The Sennheiser HD 820 has incorporated concave glass covers over its drivers to deliver up to 26db in passive noise cancellation. Not only does the concave glass help reduce outside noise, it also acts as a resonance reducer by reflecting sound to a dedicated absorber. You can also see through the glass and see the inner-workings of the HD 820 which is an absolutely gorgeous pair of cans. Because of the concave glass, the closed-back design of the HD 820 makes it one of the most versatile high-end headphones on the market. Whether you are using them for musical enjoyment, mixing and mastering or on the go, the HD 820 are flexible to your needs.
The HD 820 is lightweight and has premium microfibre earpads, much like the HD 800 and HD 800S. It has the trademark metal headband that the rest of the HD 800 series has along with an internal damper that offers improved comfort and stability while wearing the HD 820. The Sennheiser HD 820 ships with 3 different connectors. The standard 1/4" connector and 4-pin XLR but the third connector is special as is something we should start seeing more of with Flagships in the future. The third connector is a 4.4mm Pentaconn termination. This plug has 5 contacts for a balanced connection and the 5th contact eliminates grounding issues. This is a plug that Sony has been pushing for a while in their DAPs (Digital Audio Players) and we're glad to see companies like Sennheiser starting to adapt them.

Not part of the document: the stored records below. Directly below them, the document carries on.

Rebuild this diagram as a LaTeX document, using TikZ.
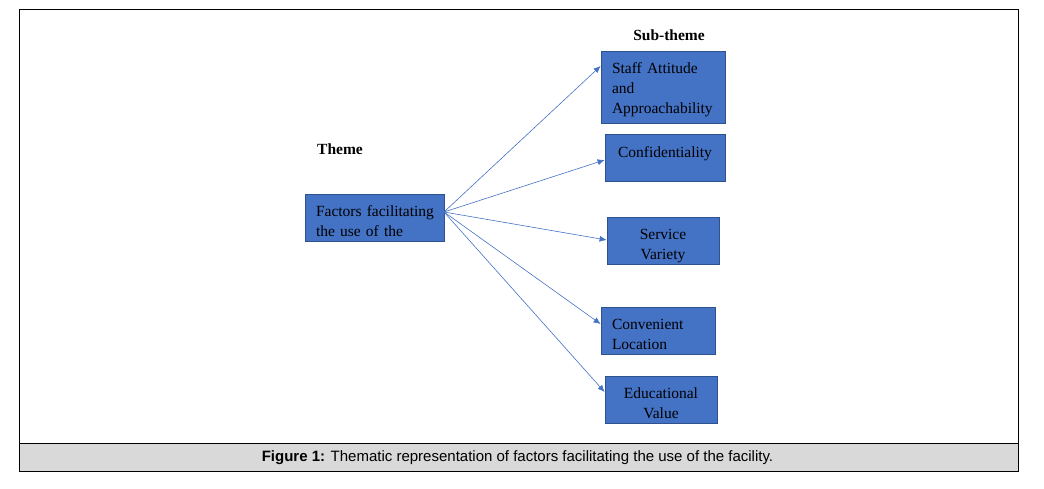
\documentclass[tikz,border=0pt]{standalone}
\usepackage{fontspec}
\setmainfont{Liberation Serif}
\newfontfamily\capfont{Liberation Sans}
\usetikzlibrary{arrows.meta}
\definecolor{boxfill}{HTML}{4472C4}
\definecolor{boxline}{HTML}{2F528F}
\definecolor{capgray}{HTML}{D9D9D9}
\tikzset{
  themebox/.style={draw=boxline, line width=0.8pt, fill=boxfill, inner sep=0pt},
  boxtext/.style={text=black, inner sep=0pt, font=\fontsize{15.5}{20}\selectfont},
  conn/.style={draw=boxfill, line width=0.6pt, -{Latex[length=7pt,width=6pt]}},
  heading/.style={font=\fontsize{15.5}{18}\selectfont\bfseries}
}
\begin{document}
\begin{tikzpicture}[x=1pt,y=-1pt]
\useasboundingbox (0,0) rectangle (1044,489);
% frame and caption band
\draw[line width=0.9pt] (19,9) rectangle (1018,471);
\filldraw[fill=capgray, line width=0.9pt] (19,443) rectangle (1018,471);
\node[font=\capfont\fontsize{15}{16}\selectfont] (cap) at (517.5,458) {\textbf{Figure 1:} Thematic representation of factors facilitating the use of the facility.};
% headings
\node[heading] (th) at (340,149) {Theme};
\node[heading] (sth) at (669,35) {Sub-theme};
% boxes
\node[themebox, minimum width=139pt, minimum height=47pt] (f) at (374.5,217.5) {};
\node[themebox, minimum width=124pt, minimum height=72pt] (s1) at (663,87) {};
\node[themebox, minimum width=120pt, minimum height=47pt] (s2) at (665,157.5) {};
\node[themebox, minimum width=112pt, minimum height=47pt] (s3) at (663,240.5) {};
\node[themebox, minimum width=114pt, minimum height=47pt] (s4) at (658,330.5) {};
\node[themebox, minimum width=112pt, minimum height=47pt] (s5) at (661,399.5) {};
% box texts
\node[boxtext, text width=117pt, align=left] (ft) at ([yshift=-4pt]f.center) {\mbox{Factors facilitating}\\the use of the};
\node[boxtext, text width=102pt, align=left] (s1t) at ([yshift=-3pt]s1.center) {Staff Attitude\\and\\\mbox{Approachability}};
\node[boxtext, text width=98pt, align=center] (s2t) at ([yshift=4pt]s2.center) {Confidentiality};
\node[boxtext, text width=90pt, align=center] (s3t) at ([yshift=-6pt]s3.center) {Service\\Variety};
\node[boxtext, text width=92pt, align=left] (s4t) at ([yshift=-4pt]s4.center) {Convenient\\Location};
\node[boxtext, text width=90pt, align=center] (s5t) at ([yshift=-4pt]s5.center) {Educational\\Value};
% connectors
\coordinate (o) at (444,212);
\draw[conn] (o) -- (s1.west |- 0,66);
\draw[conn] (o) -- (s2.west |- 0,160);
\draw[conn] (o) -- (s3.west |- 0,240);
\draw[conn] (o) -- (s4.west |- 0,324);
\draw[conn] (o) -- (s5.west |- 0,392);
\end{tikzpicture}
\end{document}
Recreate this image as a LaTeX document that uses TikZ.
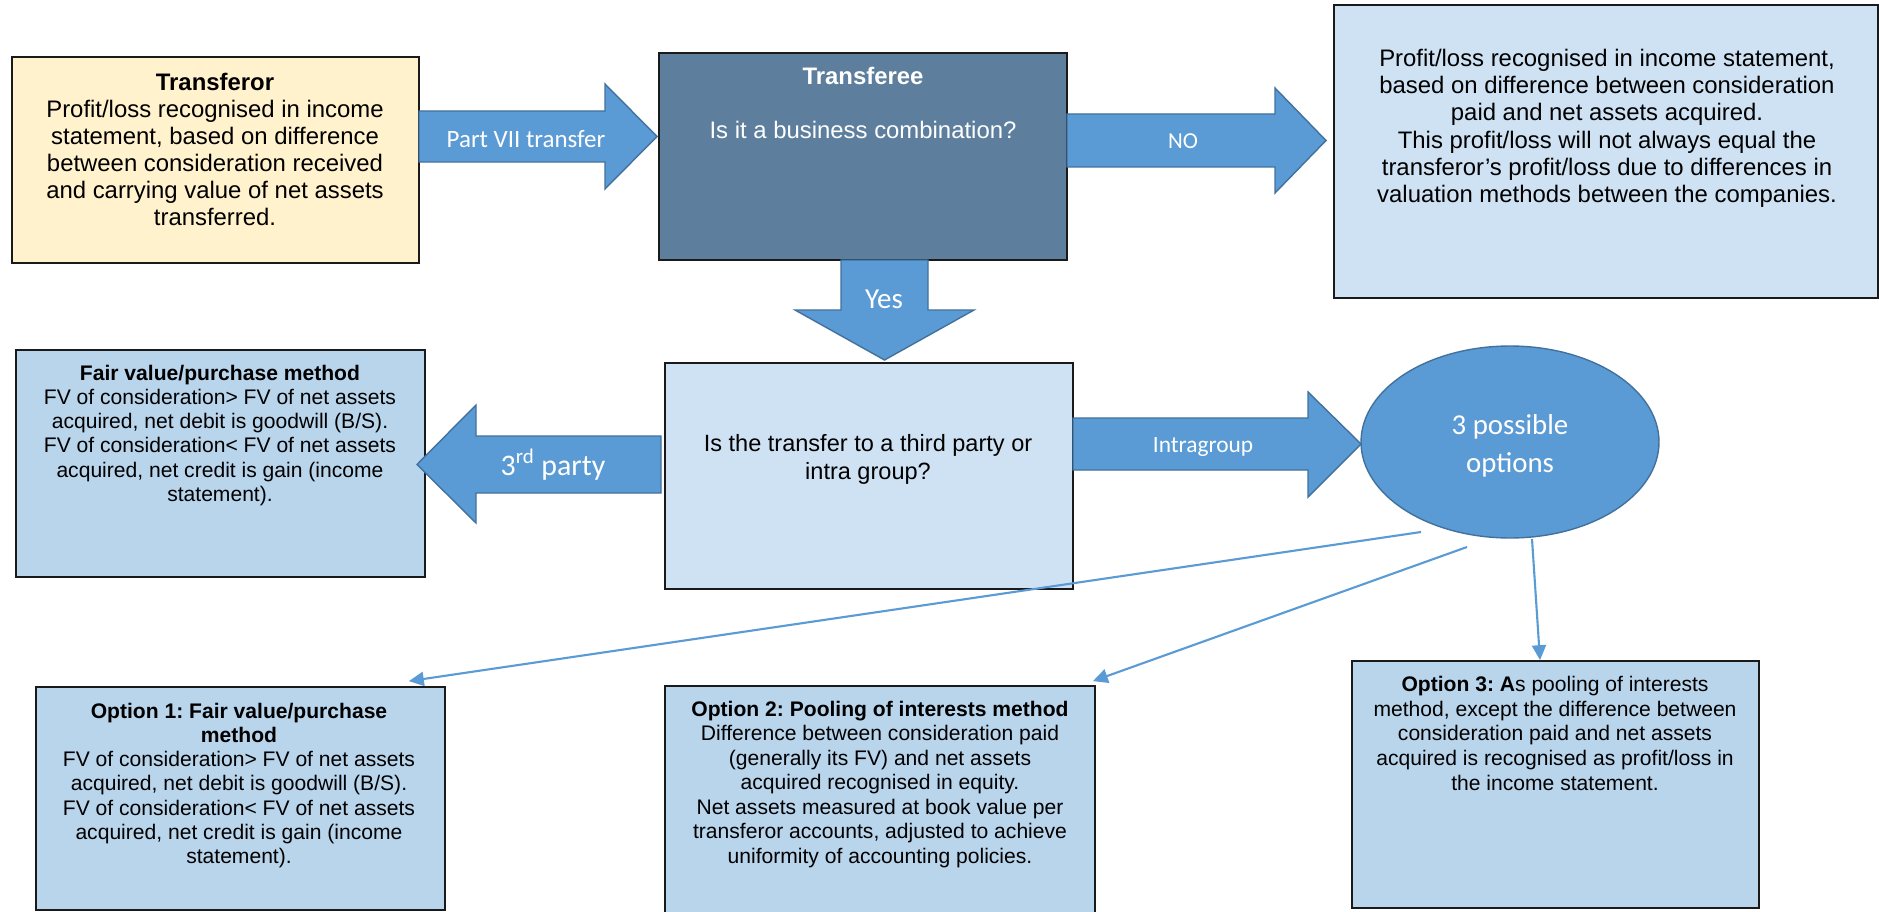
\documentclass[tikz,border=0pt]{standalone}
\usepackage{fontspec}
\setmainfont{Liberation Sans}
\newfontfamily\calfont{Carlito}
\usetikzlibrary{fit,shapes.geometric,arrows.meta,calc}
\frenchspacing

\definecolor{paleyellow}{HTML}{FFF2CC}
\definecolor{slatepanel}{HTML}{5D7F9D}
\definecolor{paleblue}{HTML}{CFE2F3}
\definecolor{midblue}{HTML}{B9D5EC}
\definecolor{accentblue}{HTML}{5B9BD5}
\definecolor{accentedge}{HTML}{41719C}
\definecolor{frameblack}{HTML}{1A1A1A}

\begin{document}
\begin{tikzpicture}[x=0.02cm,y=-0.02cm,
  panel/.style={fit={#1}, inner sep=0pt, draw=frameblack, line width=1pt},
  blockarrow/.style={fill=accentblue, draw=accentedge, line width=0.8pt, line join=miter},
  txt/.style={align=center, inner sep=0pt, anchor=north, text=black},
  arrowlabel/.style={inner sep=0pt, anchor=base, text=white},
  link/.style={draw=accentblue, line width=1.2pt, -{Triangle[length=8.5pt,width=8pt]}}
]
\useasboundingbox[fill=white] (0,0) rectangle (1879,912);

% ---------- panels ----------
\node[panel={(12,57) (419,263)}, fill=paleyellow] (tfr) {};
\node[panel={(659,53) (1067,260)}, fill=slatepanel] (tfe) {};
\node[panel={(1334,5) (1878,298)}, fill=paleblue] (noresult) {};
\node[panel={(16,350) (425,577)}, fill=midblue] (thirdres) {};
\node[panel={(665,363) (1073,589)}, fill=paleblue] (question) {};
\node[panel={(36,687) (445,910)}, fill=midblue] (opt1) {};
\node[panel={(665,686) (1095,920)}, fill=midblue] (opt2) {};
\node[panel={(1352,661) (1759,908)}, fill=midblue] (opt3) {};

\node[ellipse, minimum width=5.96cm, minimum height=3.84cm, inner sep=0pt,
      fill=accentblue, draw=accentedge, line width=0.8pt] (options) at (1510,442) {};

% ---------- block arrows ----------
\draw[blockarrow] (419,111) -- (605,111) -- (605,84) -- (657,136.5) -- (605,189) -- (605,162) -- (419,162) -- cycle;
\draw[blockarrow] (1067,114) -- (1275,114) -- (1275,88) -- (1326,140.5) -- (1275,193) -- (1275,167) -- (1067,167) -- cycle;
\draw[blockarrow] (841,260) -- (928,260) -- (928,310) -- (974,310) -- (884.5,360) -- (795,310) -- (841,310) -- cycle;
\draw[blockarrow] (661,436) -- (476,436) -- (476,405) -- (417,464.5) -- (476,523) -- (476,493) -- (661,493) -- cycle;
\draw[blockarrow] (1073,418) -- (1308,418) -- (1308,392) -- (1361,444) -- (1308,497) -- (1308,470) -- (1073,470) -- cycle;

% ---------- arrow labels ----------
\node[arrowlabel, font={\calfont\fontsize{14.2}{17}\selectfont}] (lblpart) at (526,148) {Part VII transfer};
\node[arrowlabel, font={\calfont\fontsize{13}{16}\selectfont}] (lblno) at (1183,149) {NO};
\node[arrowlabel, font={\calfont\fontsize{16.5}{20}\selectfont}] (lblyes) at (884,308) {Yes};
\node[arrowlabel, font={\calfont\fontsize{17}{20}\selectfont}] (lblthird) at (553,475) {3\textsuperscript{rd} party};
\node[arrowlabel, font={\calfont\fontsize{13.3}{16}\selectfont}] (lblintra) at (1203,452) {Intragroup};

% ---------- panel texts ----------
\node[txt, font={\fontsize{13.6}{15.4}\selectfont}] (tfrtext) at (215,71) {\strut\textbf{Transferor}\\Profit/loss recognised in income\\statement, based on difference\\between consideration received\\and carrying value of net assets\\transferred.};

\node[arrowlabel, font={\fontsize{13.6}{15.4}\selectfont\bfseries}] (tfetitle) at (863,85) {Transferee};
\node[arrowlabel, font={\fontsize{13.6}{15.4}\selectfont}] (tfetext) at (863,139) {Is it a business combination?};

\node[txt, font={\fontsize{13.6}{15.5}\selectfont}] (notext) at (1607,47) {\strut Profit/loss recognised in income statement,\\based on difference between consideration\\paid and net assets acquired.\\This profit/loss will not always equal the\\transferor’s profit/loss due to differences in\\valuation methods between the companies.};

\node[txt, font={\fontsize{12}{13.77}\selectfont}] (thirdtext) at (220,363) {\strut\textbf{Fair value/purchase method}\\FV of consideration> FV of net assets\\acquired, net debit is goodwill (B/S).\\FV of consideration< FV of net assets\\acquired, net credit is gain (income\\statement).};

\node[txt, font={\fontsize{13.4}{15.9}\selectfont}] (questiontext) at (868,431.5) {\strut Is the transfer to a third party or\\intra group?};

\node[txt, text=white, font={\calfont\fontsize{16.4}{21.6}\selectfont}] (optionstext) at (1510,407.5) {\strut 3 possible\\options};

\node[txt, font={\fontsize{12}{13.77}\selectfont}] (opt1text) at (239,701) {\strut\textbf{Option 1: Fair value/purchase}\\\textbf{method}\\FV of consideration> FV of net assets\\acquired, net debit is goodwill (B/S).\\FV of consideration< FV of net assets\\acquired, net credit is gain (income\\statement).};

\node[txt, font={\fontsize{12}{13.94}\selectfont}] (opt2text) at (880,699) {\strut\textbf{Option 2: Pooling of interests method}\\Difference between consideration paid\\(generally its FV) and net assets\\acquired recognised in equity.\\Net assets measured at book value per\\transferor accounts, adjusted to achieve\\uniformity of accounting policies.};

\node[txt, font={\fontsize{12}{14.08}\selectfont}] (opt3text) at (1555,673.7) {\strut\textbf{Option 3: A}s pooling of interests\\method, except the difference between\\consideration paid and net assets\\acquired is recognised as profit/loss in\\the income statement.};

% ---------- connectors from the options ellipse ----------
\coordinate (from1) at ($(options.center)+(-89,90)$);
\coordinate (from2) at ($(options.center)+(-43,105)$);
\coordinate (from3) at ($(options.center)+(22,97)$);
\draw[link] (from1) -- ($(opt1.north east)+(-37,-5)$);
\draw[link] (from2) -- ($(opt2.north east)+(-3,-4)$);
\draw[link] (from3) -- ($(opt3.north)+(-15.5,0)$);
\end{tikzpicture}
\end{document}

Sound-wise, the HD 820 are up there with the best. They manage to maintain most of the incredible soundstage that the HD 800 and HD 800S are famous for while being impressively transparent with a tight low-end. The low-end on the HD 820 is stronger than on the HD 800 however, the HD 820 are no by no means bass cannons. For a closed-back headphone, you could even describe them as bass-shy. But their shear detail and clarity are unmatched in the closed headphone world and if you are looking for your closed-back endgame, look no further than the Sennheiser HD 820.